Starting at the first line of the data, please print exactly those lines through the one that holds "0.015, -0.020, -0.076]", omitting every picture.

--- start SOURCE MATERIAL ---

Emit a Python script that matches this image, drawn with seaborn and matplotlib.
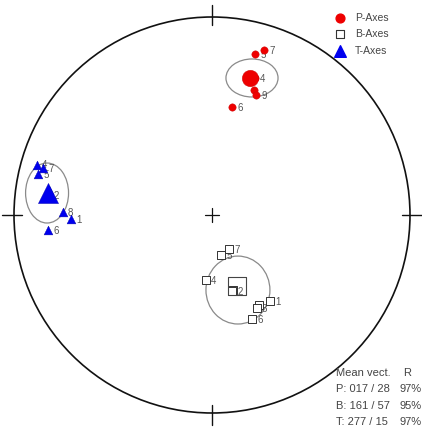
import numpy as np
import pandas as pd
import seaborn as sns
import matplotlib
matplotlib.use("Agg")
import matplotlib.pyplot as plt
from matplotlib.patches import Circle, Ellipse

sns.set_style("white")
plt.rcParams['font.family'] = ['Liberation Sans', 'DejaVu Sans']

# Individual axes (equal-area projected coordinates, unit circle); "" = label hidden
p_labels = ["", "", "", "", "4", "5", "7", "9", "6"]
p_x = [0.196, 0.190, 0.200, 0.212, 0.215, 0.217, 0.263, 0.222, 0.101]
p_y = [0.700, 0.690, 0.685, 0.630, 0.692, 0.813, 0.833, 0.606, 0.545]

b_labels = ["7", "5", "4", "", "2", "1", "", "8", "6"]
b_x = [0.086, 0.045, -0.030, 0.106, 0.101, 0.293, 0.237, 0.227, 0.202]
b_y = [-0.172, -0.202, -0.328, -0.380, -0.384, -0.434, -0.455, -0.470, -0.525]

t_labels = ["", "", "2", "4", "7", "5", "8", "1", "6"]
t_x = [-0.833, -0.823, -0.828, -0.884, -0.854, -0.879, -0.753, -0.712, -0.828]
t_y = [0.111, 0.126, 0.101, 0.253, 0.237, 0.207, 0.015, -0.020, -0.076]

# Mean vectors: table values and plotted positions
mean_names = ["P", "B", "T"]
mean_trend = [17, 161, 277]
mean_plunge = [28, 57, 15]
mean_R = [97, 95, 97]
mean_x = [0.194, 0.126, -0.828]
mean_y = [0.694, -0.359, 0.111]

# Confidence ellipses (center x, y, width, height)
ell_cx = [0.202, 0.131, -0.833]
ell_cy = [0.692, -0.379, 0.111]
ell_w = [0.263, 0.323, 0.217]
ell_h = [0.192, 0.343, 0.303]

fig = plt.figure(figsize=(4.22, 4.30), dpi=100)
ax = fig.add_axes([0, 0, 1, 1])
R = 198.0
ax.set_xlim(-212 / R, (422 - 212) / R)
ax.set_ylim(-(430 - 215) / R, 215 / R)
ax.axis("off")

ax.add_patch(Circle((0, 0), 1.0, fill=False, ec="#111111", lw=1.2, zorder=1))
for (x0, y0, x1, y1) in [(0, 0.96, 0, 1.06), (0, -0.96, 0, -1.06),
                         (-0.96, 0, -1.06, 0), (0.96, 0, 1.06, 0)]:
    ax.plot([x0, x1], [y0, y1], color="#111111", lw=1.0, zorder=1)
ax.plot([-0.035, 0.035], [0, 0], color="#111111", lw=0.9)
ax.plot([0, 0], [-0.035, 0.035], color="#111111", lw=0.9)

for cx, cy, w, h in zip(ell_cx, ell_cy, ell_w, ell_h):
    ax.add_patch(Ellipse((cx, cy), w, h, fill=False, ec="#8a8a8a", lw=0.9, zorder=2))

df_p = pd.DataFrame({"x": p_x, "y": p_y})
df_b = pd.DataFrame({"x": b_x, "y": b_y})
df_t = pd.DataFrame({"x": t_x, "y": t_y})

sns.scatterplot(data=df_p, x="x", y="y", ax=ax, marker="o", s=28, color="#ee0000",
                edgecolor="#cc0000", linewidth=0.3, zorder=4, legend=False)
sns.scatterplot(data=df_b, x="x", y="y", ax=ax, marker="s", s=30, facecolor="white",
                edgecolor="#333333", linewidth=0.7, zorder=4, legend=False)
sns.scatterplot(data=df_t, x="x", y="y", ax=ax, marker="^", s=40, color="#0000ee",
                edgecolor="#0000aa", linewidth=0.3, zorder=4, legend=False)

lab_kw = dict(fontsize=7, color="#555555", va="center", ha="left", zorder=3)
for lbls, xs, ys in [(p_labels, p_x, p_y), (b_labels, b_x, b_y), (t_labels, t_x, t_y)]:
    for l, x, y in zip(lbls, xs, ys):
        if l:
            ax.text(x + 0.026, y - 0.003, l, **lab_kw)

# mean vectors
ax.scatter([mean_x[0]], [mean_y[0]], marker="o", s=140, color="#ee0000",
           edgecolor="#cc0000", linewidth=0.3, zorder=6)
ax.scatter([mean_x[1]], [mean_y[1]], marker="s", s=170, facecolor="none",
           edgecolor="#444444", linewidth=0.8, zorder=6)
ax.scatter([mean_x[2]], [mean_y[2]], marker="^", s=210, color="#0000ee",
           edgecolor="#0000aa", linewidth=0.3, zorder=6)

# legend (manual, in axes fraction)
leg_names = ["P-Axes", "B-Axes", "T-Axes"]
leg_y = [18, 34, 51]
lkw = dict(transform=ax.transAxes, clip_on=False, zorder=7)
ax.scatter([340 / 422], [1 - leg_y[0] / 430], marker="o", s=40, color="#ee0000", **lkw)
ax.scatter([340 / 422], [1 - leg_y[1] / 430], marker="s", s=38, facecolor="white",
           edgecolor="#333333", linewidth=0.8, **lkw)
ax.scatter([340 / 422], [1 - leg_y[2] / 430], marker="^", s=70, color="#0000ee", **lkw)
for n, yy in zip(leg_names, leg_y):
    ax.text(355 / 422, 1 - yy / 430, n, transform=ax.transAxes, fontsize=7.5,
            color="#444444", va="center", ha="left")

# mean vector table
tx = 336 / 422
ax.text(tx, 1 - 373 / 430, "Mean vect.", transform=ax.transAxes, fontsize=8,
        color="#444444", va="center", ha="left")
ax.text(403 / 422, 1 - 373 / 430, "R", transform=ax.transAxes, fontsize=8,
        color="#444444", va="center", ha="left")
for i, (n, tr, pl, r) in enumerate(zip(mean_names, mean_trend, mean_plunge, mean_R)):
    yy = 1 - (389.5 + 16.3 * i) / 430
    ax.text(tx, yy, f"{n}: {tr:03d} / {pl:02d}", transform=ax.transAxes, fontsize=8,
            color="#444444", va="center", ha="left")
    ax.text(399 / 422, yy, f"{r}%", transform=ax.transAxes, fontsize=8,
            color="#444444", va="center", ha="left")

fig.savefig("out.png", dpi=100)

--- end SOURCE MATERIAL ---

— OUTPUT BELOW —
Emit a Python script that matches this image, drawn with seaborn and matplotlib.
import numpy as np
import pandas as pd
import seaborn as sns
import matplotlib
matplotlib.use("Agg")
import matplotlib.pyplot as plt
from matplotlib.patches import Circle, Ellipse

sns.set_style("white")
plt.rcParams['font.family'] = ['Liberation Sans', 'DejaVu Sans']

# Individual axes (equal-area projected coordinates, unit circle); "" = label hidden
p_labels = ["", "", "", "", "4", "5", "7", "9", "6"]
p_x = [0.196, 0.190, 0.200, 0.212, 0.215, 0.217, 0.263, 0.222, 0.101]
p_y = [0.700, 0.690, 0.685, 0.630, 0.692, 0.813, 0.833, 0.606, 0.545]

b_labels = ["7", "5", "4", "", "2", "1", "", "8", "6"]
b_x = [0.086, 0.045, -0.030, 0.106, 0.101, 0.293, 0.237, 0.227, 0.202]
b_y = [-0.172, -0.202, -0.328, -0.380, -0.384, -0.434, -0.455, -0.470, -0.525]

t_labels = ["", "", "2", "4", "7", "5", "8", "1", "6"]
t_x = [-0.833, -0.823, -0.828, -0.884, -0.854, -0.879, -0.753, -0.712, -0.828]
t_y = [0.111, 0.126, 0.101, 0.253, 0.237, 0.207, 0.015, -0.020, -0.076]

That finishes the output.